- What is needed
Copy exactly, and only, the lines below from the first through the one containing "import pandas as pd", both included; pictures are omitted.

- Data extract
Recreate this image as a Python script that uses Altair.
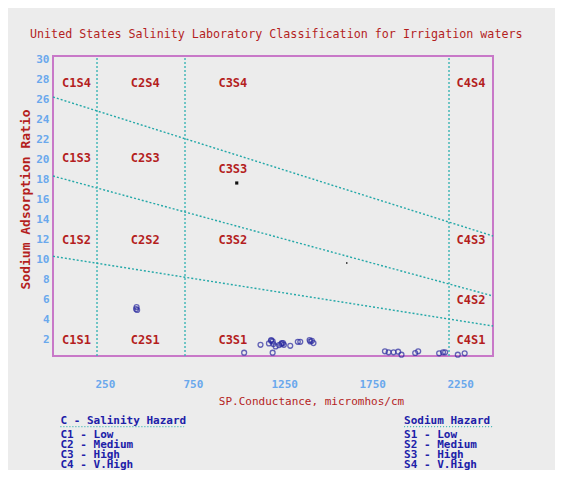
import altair as alt
import pandas as pd

# ---- data ----
sample_ec = [1086, 1179, 1227, 1239, 1248, 1265, 1248, 1284, 1297, 1307, 1312, 1348,
             1391, 1405, 1458, 1471, 1480, 1240, 1252, 1300, 1462, 1886, 1907, 1935,
             1961, 1980, 2058, 2075, 2194, 2216, 2228, 2300, 2339, 475, 478, 472]
sample_sar = [0.63, 1.42, 1.56, 1.82, 1.76, 1.26, 0.63, 1.39, 1.49, 1.59, 1.42, 1.32,
              1.72, 1.72, 1.89, 1.82, 1.59, 1.90, 1.50, 1.60, 1.75, 0.77, 0.67, 0.67,
              0.73, 0.43, 0.60, 0.77, 0.57, 0.67, 0.67, 0.43, 0.57, 5.2, 4.9, 5.0]
black_ec = [1044, 1669]
black_sar = [17.6, 9.6]
black_size = [10, 2]

salinity_bounds = [250, 750, 2250]
sodium_line_x0 = [0, 0, 0]
sodium_line_x1 = [2500, 2500, 2500]
sodium_line_y0 = [10.27, 18.3, 26.2]
sodium_line_y1 = [3.3, 6.3, 12.3]

class_labels = ["C1S4", "C2S4", "C3S4", "C4S4",
                "C1S3", "C2S3", "C3S3",
                "C1S2", "C2S2", "C3S2", "C4S3",
                "C4S2",
                "C1S1", "C2S1", "C3S1", "C4S1"]
class_x = [133, 524, 1022, 2375,
           133, 524, 1022,
           133, 524, 1022, 2375,
           2375,
           133, 524, 1022, 2375]
class_y = [27.6, 27.6, 27.6, 27.6,
           20.1, 20.1, 19.0,
           11.9, 11.9, 11.9, 11.9,
           5.9,
           1.9, 1.9, 1.9, 1.9]

x_ticks = [250, 750, 1250, 1750, 2250]
y_ticks = [2, 4, 6, 8, 10, 12, 14, 16, 18, 20, 22, 24, 26, 28, 30]

legend_left = ["C - Salinity Hazard", "C1 - Low", "C2 - Medium", "C3 - High", "C4 - V.High"]
legend_right = ["Sodium Hazard", "S1 - Low", "S2 - Medium", "S3 - High", "S4 - V.High"]
legend_rows_y = [-6.17, -7.6, -8.6, -9.63, -10.63]
legend_left_x = 42
legend_right_x = 1995
underline_left = [42, 745]
underline_right = [1995, 2495]
underline_y = -6.77

RED = "#b41e1e"
BLUE_TXT = "#2020a8"
TEAL = "#3ab4b4"
FONT = "DejaVu Sans Mono"

xs = alt.Scale(domain=[0, 2500], nice=False, zero=False)
ys = alt.Scale(domain=[0.3, 30.3], nice=False, zero=False)

# ---- tables ----
pts = pd.DataFrame({"ec": sample_ec, "sar": sample_sar})
blk = pd.DataFrame({"ec": black_ec, "sar": black_sar, "s": black_size})
vlines = pd.DataFrame({"x": salinity_bounds, "y0": [0.3] * 3, "y1": [30.3] * 3})
slines = pd.DataFrame({"x0": sodium_line_x0, "x1": sodium_line_x1,
                       "y0": sodium_line_y0, "y1": sodium_line_y1})
lbl = pd.DataFrame({"t": class_labels, "x": class_x, "y": class_y})
leg = pd.DataFrame({
    "t": legend_left + legend_right,
    "x": [legend_left_x] * 5 + [legend_right_x] * 5,
    "y": legend_rows_y * 2,
})
und = pd.DataFrame({"x0": [underline_left[0], underline_right[0]],
                    "x1": [underline_left[1], underline_right[1]],
                    "y": [underline_y, underline_y]})

x_axis = alt.Axis(values=x_ticks, tickCount=len(x_ticks), format="d",
                  title="SP.Conductance, micromhos/cm",
                  grid=False, domain=False, ticks=False, labelOverlap=False,
                  labelAlign="left", labelOffset=-2, labelPadding=22,
                  labelColor="#6aa8ec", labelFont=FONT, labelFontSize=11,
                  labelFontWeight="bold",
                  titleColor=RED, titleFont=FONT, titleFontSize=11,
                  titleFontWeight="normal", titleX=258, titleY=45,
                  titleBaseline="middle")
y_axis = alt.Axis(values=y_ticks, tickCount=len(y_ticks), title="Sodium Adsorption Ratio",
                  grid=False, domain=False, ticks=False, labelPadding=4,
                  labelOverlap=False, labelSeparation=0,
                  labelColor="#6aa8ec", labelFont=FONT, labelFontSize=11,
                  labelFontWeight="bold",
                  titleColor=RED, titleFont=FONT, titleFontSize=13,
                  titleFontWeight="bold", titlePadding=3, titleY=143)


def X(f):
    return alt.X(f, scale=xs)


def Y(f):
    return alt.Y(f, scale=ys)


vl = alt.Chart(vlines).mark_rule(color=TEAL, strokeDash=[2, 2], strokeWidth=1.4).encode(
    x=alt.X("x:Q", scale=xs, axis=x_axis),
    y=alt.Y("y0:Q", scale=ys, axis=y_axis), y2="y1:Q")

sl = alt.Chart(slines).mark_rule(color="#24a8a8", strokeDash=[2, 2], strokeWidth=1.4).encode(
    x=X("x0:Q"), x2="x1:Q", y=Y("y0:Q"), y2="y1:Q")

points = alt.Chart(pts).mark_point(shape="circle", filled=False, color="#2a2aa0",
                                   size=24, strokeWidth=1.3).encode(x=X("ec:Q"), y=Y("sar:Q"))

blacks = alt.Chart(blk).mark_square(color="#111111", opacity=1).encode(
    x=X("ec:Q"), y=Y("sar:Q"), size=alt.Size("s:Q", scale=None, legend=None))

labels = alt.Chart(lbl).mark_text(color=RED, font=FONT, fontSize=12, fontWeight="bold",
                                  baseline="middle", align="center").encode(
    x=X("x:Q"), y=Y("y:Q"), text="t:N")

legend = alt.Chart(leg).mark_text(color=BLUE_TXT, font=FONT, fontSize=11, fontWeight="bold",
                                  baseline="middle", align="left").encode(
    x=X("x:Q"), y=Y("y:Q"), text="t:N")

underline = alt.Chart(und).mark_rule(color=TEAL, strokeDash=[1, 2], strokeWidth=1.2).encode(
    x=X("x0:Q"), x2="x1:Q", y=Y("y:Q"))

chart = alt.layer(vl, sl, points, blacks, labels, legend, underline).properties(
    width=440, height=300,
    background="#ececec",
    autosize=alt.AutoSizeParams(type="none"),
    padding={"left": 45, "top": 48, "right": 62, "bottom": 114},
    title=alt.TitleParams(
        "United States Salinity Laboratory Classification for Irrigation waters",
        anchor="start", frame="group", dx=-23, offset=12, font=FONT, fontSize=11.7,
        fontWeight="normal", color=RED),
).configure_view(stroke="#c878c8", strokeWidth=2)

chart.save("out.html", embed_options={"renderer": "svg", "actions": False})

- Correct result
Recreate this image as a Python script that uses Altair.
import altair as alt
import pandas as pd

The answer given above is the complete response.